Título: FMI falhou com a tese do 'descolamento', diz analista
Autor: Leo , Sergio
Fonte: Valor Econômico, 22/01/2008, Finanças, p. C3

O Fundo Monetário Internacional (FMI) falhou de novo. Assim como foi incapaz de prever o colapso das economias asiática e mexicana nos anos 90, o FMI, em vez de alertar para o impacto mundial da crise imobiliária americana, aderiu à tese do "descolamento" (decoupling), de que a gravidade da crise estaria restrita ao mercado dos Estados Unidos. A crítica é do analista Marcelo Ribeiro, da Pentágono Assets, um dos primeiros a apontar, no país, sinais de recessão nos EUA e de desdobramentos para os outros mercados.

"Desta vez é pior que na crise asiática: além de não ver a crise, o FMI endossou uma visão que induzia o investidor a erro", critica Ribeiro, que distribuiu aos clientes cópia do "Panorama da Economia Mundial", divulgado em abril de 2007 pelo FMI, com argumentos em favor da tese do "descolamento". A partir de modelos econométricos próprios, o FMI concluiu que não foi surpreendente o "limitado impacto global" (até aquela data) da desaceleração na economia americana, porque estaria ligada a fatores internos, nos mercados imobiliário e industrial.

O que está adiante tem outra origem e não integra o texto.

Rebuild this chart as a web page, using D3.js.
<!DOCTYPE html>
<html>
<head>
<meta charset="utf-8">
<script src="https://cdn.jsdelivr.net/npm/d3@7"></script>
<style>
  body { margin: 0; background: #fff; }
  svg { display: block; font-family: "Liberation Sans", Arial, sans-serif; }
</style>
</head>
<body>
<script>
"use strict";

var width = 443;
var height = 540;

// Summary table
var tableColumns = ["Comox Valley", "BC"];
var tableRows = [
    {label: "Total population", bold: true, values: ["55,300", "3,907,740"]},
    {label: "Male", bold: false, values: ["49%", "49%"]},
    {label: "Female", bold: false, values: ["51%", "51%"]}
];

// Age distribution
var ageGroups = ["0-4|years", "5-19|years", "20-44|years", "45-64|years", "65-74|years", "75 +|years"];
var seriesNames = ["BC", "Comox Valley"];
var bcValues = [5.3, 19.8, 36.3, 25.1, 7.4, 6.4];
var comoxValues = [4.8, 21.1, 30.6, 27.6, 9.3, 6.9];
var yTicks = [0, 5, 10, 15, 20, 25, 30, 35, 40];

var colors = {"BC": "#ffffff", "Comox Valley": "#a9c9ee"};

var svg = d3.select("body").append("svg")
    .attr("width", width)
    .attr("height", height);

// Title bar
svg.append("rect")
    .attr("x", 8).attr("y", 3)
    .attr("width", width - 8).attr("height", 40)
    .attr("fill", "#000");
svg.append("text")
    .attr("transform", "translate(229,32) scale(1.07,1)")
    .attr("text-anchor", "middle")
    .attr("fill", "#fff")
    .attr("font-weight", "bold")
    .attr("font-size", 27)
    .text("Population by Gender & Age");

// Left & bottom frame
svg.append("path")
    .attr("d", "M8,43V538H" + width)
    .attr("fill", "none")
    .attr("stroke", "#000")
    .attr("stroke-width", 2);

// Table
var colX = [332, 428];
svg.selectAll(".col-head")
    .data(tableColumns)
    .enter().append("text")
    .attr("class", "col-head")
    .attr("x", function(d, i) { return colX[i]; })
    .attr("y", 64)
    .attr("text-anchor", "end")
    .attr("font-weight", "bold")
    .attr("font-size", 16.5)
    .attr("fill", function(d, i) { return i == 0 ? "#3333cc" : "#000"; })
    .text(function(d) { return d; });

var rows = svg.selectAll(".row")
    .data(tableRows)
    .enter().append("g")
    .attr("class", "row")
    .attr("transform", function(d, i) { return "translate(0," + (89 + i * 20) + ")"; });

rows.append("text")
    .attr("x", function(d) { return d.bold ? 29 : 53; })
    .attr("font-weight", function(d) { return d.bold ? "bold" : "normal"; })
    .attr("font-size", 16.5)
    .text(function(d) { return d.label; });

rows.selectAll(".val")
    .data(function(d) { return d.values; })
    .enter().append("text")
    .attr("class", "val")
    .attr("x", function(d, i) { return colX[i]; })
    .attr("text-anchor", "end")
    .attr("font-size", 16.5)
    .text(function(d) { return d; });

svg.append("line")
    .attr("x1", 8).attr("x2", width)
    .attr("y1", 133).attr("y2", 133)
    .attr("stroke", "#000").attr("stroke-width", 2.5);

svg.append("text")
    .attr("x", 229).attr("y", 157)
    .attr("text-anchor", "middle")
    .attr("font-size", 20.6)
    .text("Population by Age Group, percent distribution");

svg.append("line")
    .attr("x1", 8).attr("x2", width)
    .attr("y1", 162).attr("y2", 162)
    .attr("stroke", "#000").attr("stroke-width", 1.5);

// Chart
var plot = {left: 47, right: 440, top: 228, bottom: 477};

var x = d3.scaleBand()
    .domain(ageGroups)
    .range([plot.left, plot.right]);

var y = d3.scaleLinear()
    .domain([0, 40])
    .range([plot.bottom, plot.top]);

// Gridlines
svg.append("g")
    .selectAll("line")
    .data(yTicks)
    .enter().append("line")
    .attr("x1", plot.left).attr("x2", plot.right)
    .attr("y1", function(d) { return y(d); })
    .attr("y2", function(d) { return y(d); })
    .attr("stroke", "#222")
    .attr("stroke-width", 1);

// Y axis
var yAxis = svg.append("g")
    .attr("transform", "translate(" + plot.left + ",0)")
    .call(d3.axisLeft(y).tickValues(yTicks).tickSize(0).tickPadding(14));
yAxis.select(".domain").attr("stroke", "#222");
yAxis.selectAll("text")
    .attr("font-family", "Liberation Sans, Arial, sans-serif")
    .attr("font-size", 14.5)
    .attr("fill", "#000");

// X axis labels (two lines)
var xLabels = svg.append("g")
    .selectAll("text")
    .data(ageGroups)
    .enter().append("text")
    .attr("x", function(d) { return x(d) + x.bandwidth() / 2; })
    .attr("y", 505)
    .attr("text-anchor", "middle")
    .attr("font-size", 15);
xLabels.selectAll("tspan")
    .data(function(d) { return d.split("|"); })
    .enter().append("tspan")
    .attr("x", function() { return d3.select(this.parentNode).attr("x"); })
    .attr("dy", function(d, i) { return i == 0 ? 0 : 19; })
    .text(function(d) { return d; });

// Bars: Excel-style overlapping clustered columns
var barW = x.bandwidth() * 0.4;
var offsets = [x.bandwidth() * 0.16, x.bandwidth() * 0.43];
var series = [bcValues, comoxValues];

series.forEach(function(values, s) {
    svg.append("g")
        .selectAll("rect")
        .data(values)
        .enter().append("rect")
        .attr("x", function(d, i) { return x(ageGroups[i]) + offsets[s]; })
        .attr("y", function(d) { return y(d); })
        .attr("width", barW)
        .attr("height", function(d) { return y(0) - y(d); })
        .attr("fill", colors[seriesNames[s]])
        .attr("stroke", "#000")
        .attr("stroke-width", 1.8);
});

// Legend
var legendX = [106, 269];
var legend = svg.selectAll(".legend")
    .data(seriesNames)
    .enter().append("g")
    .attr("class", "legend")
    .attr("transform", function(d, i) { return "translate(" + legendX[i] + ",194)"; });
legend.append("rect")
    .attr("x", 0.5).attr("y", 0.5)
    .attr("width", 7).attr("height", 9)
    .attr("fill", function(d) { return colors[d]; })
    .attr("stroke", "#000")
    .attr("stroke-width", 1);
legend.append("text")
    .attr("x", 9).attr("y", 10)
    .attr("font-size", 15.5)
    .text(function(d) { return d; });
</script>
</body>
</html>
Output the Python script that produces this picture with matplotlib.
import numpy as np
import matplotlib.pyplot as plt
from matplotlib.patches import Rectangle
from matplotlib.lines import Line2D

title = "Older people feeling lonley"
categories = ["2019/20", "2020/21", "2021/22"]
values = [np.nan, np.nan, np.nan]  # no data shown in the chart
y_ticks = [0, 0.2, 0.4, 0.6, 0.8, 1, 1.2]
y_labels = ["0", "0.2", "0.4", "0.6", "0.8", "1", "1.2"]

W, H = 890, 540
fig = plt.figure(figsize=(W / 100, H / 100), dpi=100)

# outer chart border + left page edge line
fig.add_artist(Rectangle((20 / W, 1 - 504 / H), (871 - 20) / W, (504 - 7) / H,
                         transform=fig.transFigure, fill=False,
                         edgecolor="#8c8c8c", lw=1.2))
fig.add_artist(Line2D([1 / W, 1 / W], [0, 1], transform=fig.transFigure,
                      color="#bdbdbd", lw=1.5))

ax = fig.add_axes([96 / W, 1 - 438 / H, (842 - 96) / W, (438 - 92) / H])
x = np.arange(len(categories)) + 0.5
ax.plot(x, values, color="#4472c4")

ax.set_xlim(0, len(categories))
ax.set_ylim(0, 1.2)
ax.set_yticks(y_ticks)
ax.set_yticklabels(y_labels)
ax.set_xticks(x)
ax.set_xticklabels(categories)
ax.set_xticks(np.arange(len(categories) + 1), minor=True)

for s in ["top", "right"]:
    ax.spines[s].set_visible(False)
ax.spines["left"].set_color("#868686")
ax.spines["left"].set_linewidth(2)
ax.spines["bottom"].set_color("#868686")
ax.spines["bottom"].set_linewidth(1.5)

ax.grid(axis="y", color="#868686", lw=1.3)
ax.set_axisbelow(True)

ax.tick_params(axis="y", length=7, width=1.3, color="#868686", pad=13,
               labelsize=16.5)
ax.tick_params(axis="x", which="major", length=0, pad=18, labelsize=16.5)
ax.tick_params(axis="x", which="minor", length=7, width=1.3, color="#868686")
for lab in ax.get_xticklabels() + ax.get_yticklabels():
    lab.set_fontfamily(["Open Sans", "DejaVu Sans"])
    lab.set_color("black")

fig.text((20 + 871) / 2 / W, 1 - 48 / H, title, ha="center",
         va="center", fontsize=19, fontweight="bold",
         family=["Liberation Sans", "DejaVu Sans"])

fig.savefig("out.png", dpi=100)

O "Panorama " traçou um cenário otimista para os desdobramentos da crise nos Estados Unidos, com o argumento de que a repercussão mais provável da desaceleração econômica nos EUA seria um impacto "modesto" nas exportações de outros países ao mercado americano. Para justificar o otimismo, o relatório lembrava que o setor imobiliário não é grande importador. "De maneira geral, esses fatores sugerem que a maioria dos países está em condições de 'descolar' da economia dos Estados Unidos, e manter forte crescimento, se a desaceleração americana continuar moderada como se espera", diz o FMI. Países com fortes vínculos de comércio com os EUA poderiam ter suas economias puxadas para trás com a perda de fôlego nos EUA, reconhecia o fundo.

"Pelo peso como formador de opinião, seria melhor que o FMI não tivesse dito nada", diz Marcelo Ribeiro, para quem prejuízos recentes e futuros de investidores com a crise foram ampliados devido ao otimismo equivocado do Fundo. Ele cita três razões pelas quais o FMI não poderia apostar em repercussões modestas da crise dos EUA em países como a China e outros emergentes; uma delas é o efeito, minimizado pelo Fundo, da retração do mercado consumidor americano sobre o comércio global. Outro fator contra os cenários otimistas é, para Ribeiro, a fragilidade do sistema bancário chinês, com moeda subvalorizada artificialmente, taxas de juros irrealistas e uma evidente bolha de consumo no mercado imobiliário, onde se calcula haver US$ 1 trilhão em empréstimos problemáticos -quase o tamanho das anunciadas reservas da China em moeda estrangeira. O risco de uma reversão no ânimo dos investidores é outro fator pode desencadear o contágio global. Há indícios de bolha também no mercado de ações chinês, com valorização de empresas locais, acima do padrão internacional.

O FMI costuma responder a esse tipo de crítica com o argumento de que o panorama mundial não pode ser muito pessimista, sob o risco de criar profecias auto-realizáveis. Esse argumento foi usado pela então diretora-gerente do Fundo, Anne Krueger, quando um órgão independente de auditoria do governo dos EUA apontou, em 2003, a incapacidade do FMI de prever crises econômicas. Entre 1991 e 2001, ocorreram 134 recessões em 87 países em desenvolvimento, e o FMI só captou sinais em 15 delas. A maioria das previsões do FMI sobre as contas correntes dos países também estava errada, apontou o relatório, concluído em 2003.